Scarcely had the popular rising begun when descendants of the deposed Han dynasty appeared and tried to secure the support of the upper class. They came forward as fighters against the usurper Wang Mang and as defenders of the old social order against the revolutionary masses. But the armies which these Han princes were able to collect were no better than those of the other sides. They, too, consisted of poor and hungry peasants, whose aim was to get money or goods by robbery; they too, plundered and murdered more than they fought.

However, one prince by the name of Liu Hsiu gradually gained the upper hand. The basis of his power was the district of Nanyang in Honan, one of the wealthiest agricultural centres of China at that time and also the centre of iron and steel production. The big landowners, the gentry of Nanyang, joined him, and the prince's party conquered the capital. Wang Mang, placing entire faith in his sanctity, did not flee; he sat in his robes in the throne-room and recited the ancient writings, convinced that he would overcome his adversaries by the power of his words. But a soldier cut off his head (A.D. 22). The skull was kept for two hundred years in the imperial treasury. The fighting, nevertheless, went on. Various branches of the prince's party fought one another, and all of them fought the Red Eyebrows. In those years millions of men came to their end. Finally, in A.D. 24, Liu Hsiu prevailed, becoming the first emperor of the second Han dynasty, also called the Later Han dynasty; his name as emperor was Kuang-wu Ti (A.D. 25-57).
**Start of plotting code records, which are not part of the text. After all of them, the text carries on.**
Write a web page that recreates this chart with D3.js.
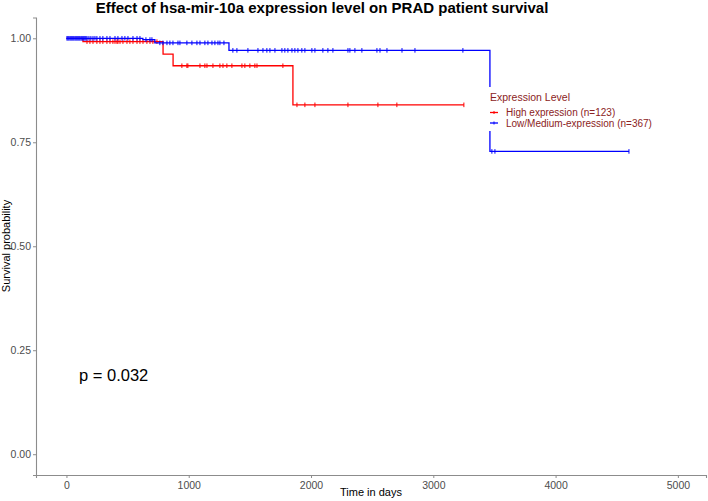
<!DOCTYPE html>
<html>
<head>
<meta charset="utf-8">
<script src="https://cdn.jsdelivr.net/npm/d3@7"></script>
<style>
  body { margin: 0; background: #fff; }
  svg { font-family: "Liberation Sans", Arial, sans-serif; }
</style>
</head>
<body>
<svg id="chart"></svg>
<script>
const width = 708;
const height = 501;

// step curves: time points (days) and survival after each point
const highTimes = [0, 135, 790, 872, 1852, 3250];
const highSurv = [1.0, 0.992, 0.962, 0.934, 0.840, 0.840];
const highCensor = [168, 192, 217, 249, 274, 298, 331, 356, 380, 397, 413, 421, 438, 462, 495, 519, 544, 577, 601, 626, 658, 683, 707, 740,
  944, 985, 993, 1092, 1132, 1149, 1198, 1255, 1280, 1312, 1353, 1435, 1459, 1500, 1541, 1558, 1770,
  1885, 1950, 2032, 2302, 2547, 2702, 3250];

const lowTimes = [0, 625, 723, 1329, 3463, 4600];
const lowSurv = [1.0, 0.997, 0.989, 0.971, 0.728, 0.728];
const lowCensor = [4, 12, 20, 29, 37, 45, 53, 61, 70, 78, 86, 94, 102, 110, 119, 127, 135, 143, 151, 159, 168, 184, 200, 217, 233, 249,
  274, 298, 331, 356, 397, 421, 454, 478, 503, 544, 577, 601,
  650, 683, 699,
  764, 789, 822, 846, 871, 912, 928, 985, 1026, 1067, 1092, 1132, 1157, 1190, 1214, 1239, 1255, 1288,
  1361, 1394, 1484, 1566, 1607, 1639, 1664, 1705, 1762, 1786, 1811, 1844, 1868, 1893, 1925, 1950, 2007, 2032, 2097, 2138, 2179,
  2302, 2318, 2359, 2416, 2539, 2564, 2621, 2744, 2850, 3242,
  3479, 3504, 4600];

const xTicks = [0, 1000, 2000, 3000, 4000, 5000];
const yTicks = [0, 0.25, 0.5, 0.75, 1];
const groupNames = ["High expression (n=123)", "Low/Medium-expression (n=367)"];
const groupColors = ["#ff0000", "#0000ff"];

const svg = d3.select("#chart").attr("width", width).attr("height", height);

const x = d3.scaleLinear().domain([-249, 5230]).range([36, 706]);
const y = d3.scaleLinear().domain([-0.05, 1.05]).range([475, 17.5]);

// axes
const xAxis = d3.axisBottom(x).tickValues(xTicks).tickSize(3).tickPadding(4).tickFormat(d3.format("d"));
const yAxis = d3.axisLeft(y).tickValues(yTicks).tickSize(3).tickPadding(2).tickFormat(d3.format(".2f"));

const gx = svg.append("g").attr("transform", "translate(0,475)").call(xAxis);
const gy = svg.append("g").attr("transform", "translate(36,0)").call(yAxis);
[gx, gy].forEach(g => {
  g.select(".domain").attr("stroke", "#8c8c8c").attr("stroke-width", 1.1);
  g.selectAll(".tick line").attr("stroke", "#8c8c8c");
  g.selectAll(".tick text").attr("fill", "#4d4d4d").style("font-size", "10.5px")
    .style("font-family", "'Liberation Sans', Arial, sans-serif");
});

// curves
const line = d3.line().x(d => x(d[0])).y(d => y(d[1])).curve(d3.curveStepAfter);

function drawGroup(times, surv, censor, color) {
  const pts = times.map((t, i) => [t, surv[i]]);
  svg.append("path").datum(pts)
    .attr("fill", "none").attr("stroke", color).attr("stroke-width", 1.3)
    .attr("d", line);

  const survAt = t => {
    let s = surv[0];
    times.forEach((tt, i) => { if (tt <= t) s = surv[i]; });
    return s;
  };
  svg.append("g").selectAll("line").data(censor).enter().append("line")
    .attr("x1", d => x(d)).attr("x2", d => x(d))
    .attr("y1", d => y(survAt(d)) - 2.3).attr("y2", d => y(survAt(d)) + 2.3)
    .attr("stroke", color).attr("stroke-width", 1);
}

drawGroup(highTimes, highSurv, highCensor, groupColors[0]);
drawGroup(lowTimes, lowSurv, lowCensor, groupColors[1]);

// title
svg.append("text").attr("x", 322).attr("y", 13).attr("text-anchor", "middle")
  .style("font-size", "15px").style("font-weight", "bold").attr("fill", "#000")
  .text("Effect of hsa-mir-10a expression level on PRAD patient survival");

// axis titles
svg.append("text").attr("x", 371).attr("y", 496).attr("text-anchor", "middle")
  .style("font-size", "11px").attr("fill", "#000").text("Time in days");
svg.append("text").attr("transform", "translate(10,246) rotate(-90)").attr("text-anchor", "middle")
  .style("font-size", "11px").attr("fill", "#000").text("Survival probability");

// p value
svg.append("text").attr("x", 79).attr("y", 381)
  .style("font-size", "16.5px").attr("fill", "#000").text("p = 0.032");

// legend (white box hides the curve behind it)
const legend = svg.append("g").attr("transform", "translate(490,0)");
legend.append("rect").attr("x", -4).attr("y", 87).attr("width", 172).attr("height", 44).attr("fill", "#fff");
legend.append("text").attr("x", 0).attr("y", 101)
  .style("font-size", "10.5px").attr("fill", "#8b2323").text("Expression Level");
const items = legend.selectAll("g.item").data(groupNames).enter().append("g")
  .attr("class", "item").attr("transform", (d, i) => `translate(0,${112.5 + i * 10.5})`);
items.append("line").attr("x1", 0).attr("x2", 8).attr("y1", 0).attr("y2", 0)
  .attr("stroke", (d, i) => groupColors[i]).attr("stroke-width", 1.3);
items.append("line").attr("x1", 4).attr("x2", 4).attr("y1", -1.5).attr("y2", 1.5)
  .attr("stroke", (d, i) => groupColors[i]).attr("stroke-width", 1);
items.append("text").attr("x", 16).attr("y", 3.6)
  .style("font-size", "10px").attr("fill", "#8b2323").text(d => d);
</script>
</body>
</html>
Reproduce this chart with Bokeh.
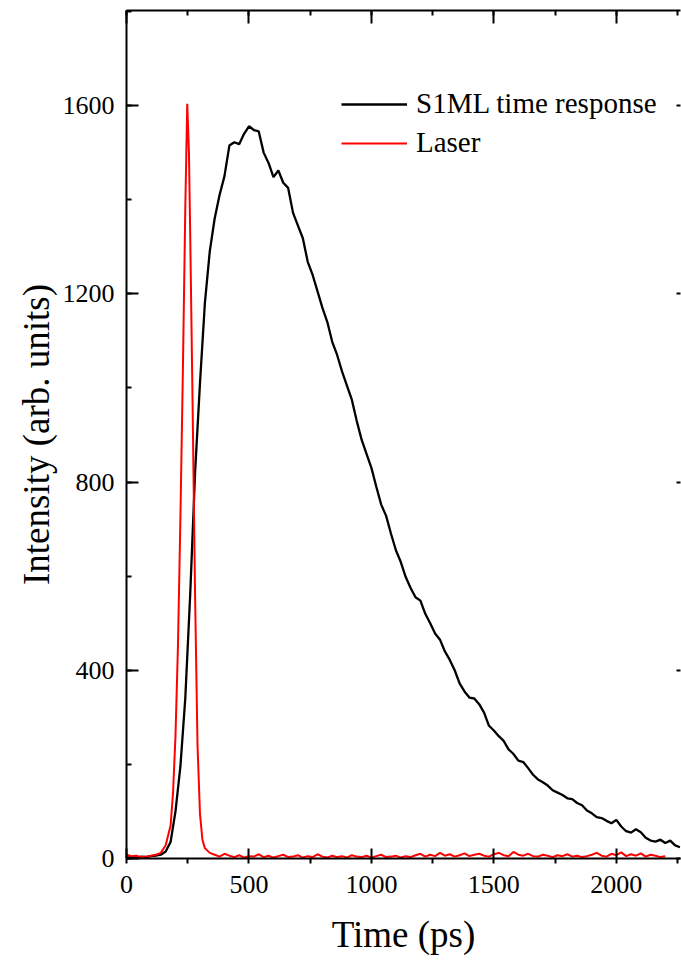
from bokeh.plotting import figure
from bokeh.models import (LinearAxis, SingleIntervalTicker, Legend, LegendItem, Range1d,
                          CustomJSTickFormatter)
from bokeh.embed import file_html
from bokeh.resources import INLINE

# ---- data ----
black_t = list(range(0, 2280, 20))
black_y = [2, 3, 1, 4, 3, 5, 6, 8, 15, 35,
           100, 195, 340, 560, 820, 1010, 1180, 1290, 1360, 1410,
           1450, 1515, 1522, 1518, 1540, 1556, 1548, 1545, 1500, 1478,
           1448, 1462, 1436, 1425, 1372, 1345, 1318, 1268, 1240, 1205,
           1170, 1140, 1098, 1070, 1035, 1005, 975, 930, 890, 860,
           830, 790, 752, 728, 690, 655, 630, 598, 575, 555,
           548, 520, 500, 478, 465, 440, 422, 400, 372, 355,
           342, 340, 328, 310, 282, 272, 260, 250, 232, 222,
           208, 205, 192, 178, 168, 162, 155, 145, 140, 135,
           128, 126, 118, 113, 102, 96, 88, 86, 80, 75,
           82, 68, 58, 55, 62, 56, 44, 38, 36, 40,
           33, 38, 28, 24]

laser_t = [0, 20, 40, 60, 80, 100, 120, 140, 160, 180, 190, 200, 210, 220, 230,
           240, 248, 255, 260, 270, 280, 290, 300, 310, 320, 340] + list(range(360, 2220, 20))
laser_y = [8, 5, 6, 3, 4, 6, 8, 12, 28, 70, 140, 260, 450, 720, 1030,
           1380, 1604, 1500, 1330, 960, 560, 240, 95, 40, 22, 12,
           8, 4, 10, 6, 3, 7, 2, 5, 4, 9, 3, 6, 2, 5, 8, 3, 4, 7, 2, 5,
           3, 9, 4, 2, 6, 3, 5, 2, 7, 4, 3, 6, 2, 5, 8, 3, 4, 6, 2, 5,
           3, 7, 10, 4, 8, 5, 12, 6, 9, 4, 7, 11, 5, 8, 10, 6, 4, 9,
           12, 7, 5, 14, 8, 6, 10, 5, 4, 8, 6, 3, 7, 5, 9, 4, 6, 3,
           5, 8, 12, 6, 4, 10, 7, 13, 5, 9, 6, 11, 4, 8, 6, 3, 5]

series_names = ["S1ML time response", "Laser"]
x_title = "Time (ps)"
y_title = "Intensity (arb. units)"

FONT = "'Liberation Serif', 'Times New Roman', serif"

p = figure(width=681, height=961, output_backend="svg", toolbar_location=None,
           x_range=Range1d(0, 2262), y_range=Range1d(0, 1802),
           min_border_left=126, min_border_right=1, min_border_top=10, min_border_bottom=103)
p.grid.visible = False
p.outline_line_color = None
p.background_fill_color = "white"

l1 = p.line(black_t, black_y, line_color="black", line_width=2.3)
l2 = p.line(laser_t, laser_y, line_color="#ff0000", line_width=2.0)

xt = SingleIntervalTicker(interval=500, num_minor_ticks=2)
yt = SingleIntervalTicker(interval=400, num_minor_ticks=2)

xa = p.xaxis[0]
xa.ticker = xt
xa.axis_label = x_title
ya = p.yaxis[0]
ya.ticker = yt
ya.axis_label = y_title

for ax in (xa, ya):
    ax.axis_line_width = 2
    ax.major_tick_line_width = 2
    ax.minor_tick_line_width = 2
    ax.major_label_text_font = FONT
    ax.major_label_text_font_size = "26px"
    ax.major_label_text_color = "black"
    ax.axis_label_text_font = FONT
    ax.axis_label_text_font_size = "37px"
    ax.axis_label_text_font_style = "normal"
    ax.axis_label_text_color = "black"

xa.major_tick_in = 10
xa.major_tick_out = 0
xa.minor_tick_in = 0
xa.minor_tick_out = 5
xa.major_label_standoff = 12
xa.axis_label_standoff = 18

ya.major_tick_in = 12
ya.major_tick_out = 0
ya.minor_tick_in = 5
ya.minor_tick_out = 0
ya.major_label_standoff = 12
ya.axis_label_standoff = 3

top = LinearAxis(ticker=SingleIntervalTicker(interval=500, num_minor_ticks=2))
right = LinearAxis(ticker=SingleIntervalTicker(interval=400, num_minor_ticks=2))
for ax, tin, mtin in ((top, 13, 5), (right, 4, 0)):
    ax.axis_line_width = 2
    ax.major_tick_line_width = 2
    ax.minor_tick_line_width = 2
    ax.major_tick_in = tin
    ax.major_tick_out = 0
    ax.minor_tick_in = mtin
    ax.minor_tick_out = 0
    ax.formatter = CustomJSTickFormatter(code="return '';")
    ax.major_label_standoff = 0
    ax.axis_label = None
right.axis_line_color = None
right.minor_tick_line_color = None
p.add_layout(top, "above")
p.add_layout(right, "right")

legend = Legend(items=[LegendItem(label=series_names[0], renderers=[l1]),
                       LegendItem(label=series_names[1], renderers=[l2])],
                location=(215, 699))
legend.label_text_font = FONT
legend.label_text_font_size = "29px"
legend.label_text_color = "black"
legend.glyph_width = 66
legend.glyph_height = 30
legend.label_height = 30
legend.label_standoff = 9
legend.spacing = 6
legend.padding = 0
legend.margin = 0
legend.border_line_color = None
legend.background_fill_alpha = 0
p.add_layout(legend, "center")

open("out.html", "w").write(file_html(p, INLINE))
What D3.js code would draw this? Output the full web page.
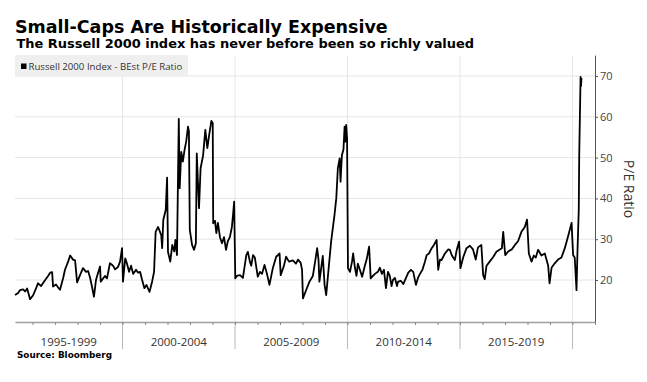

7 Reaction and Restoration: the Later Han dynasty

Within the country the period that followed was one of reaction and restoration. The massacres of the preceding years had so reduced the population that there was land enough for the peasants who remained alive. Moreover, their lords and the moneylenders of the towns were generally no longer alive, so that many peasants had become free of debt. The government was transferred from Sian to Loyang, in the present province of Honan. This brought the capital nearer to the great wheat-producing regions, so that the transport of grain and other taxes in kind to the capital was cheapened. Soon this cleared foundation was covered by a new stratum, a very sparse one, of great landowners who were supporters and members of the new imperial house, largely descendants of the landowners of the earlier Han period. At first they were not much in evidence, but they gained power more and more rapidly. In spite of this, the first half-century of the Later Han period was one of good conditions on the land and economic recovery.

8 Hsiung-nu policy

In foreign policy the first period of the Later Han dynasty was one of extraordinary success, both in the extreme south and in the question of the Hsiung-nu. During the period of Wang Mang's rule and the fighting connected with it, there had been extensive migration to the south and south-west. Considerable regions of Chinese settlement had come into existence in Yünnan and even in Annam and Tongking, and a series of campaigns under General Ma Yuan (14 B.C.-A.D. 49) now added these regions to the territory of the empire. These wars were carried on with relatively small forces, as previously in the Canton region, the natives being unable to offer serious resistance owing to their inferiority in equipment and civilization. The hot climate, however, to which the Chinese soldiers were unused, was hard for them to endure.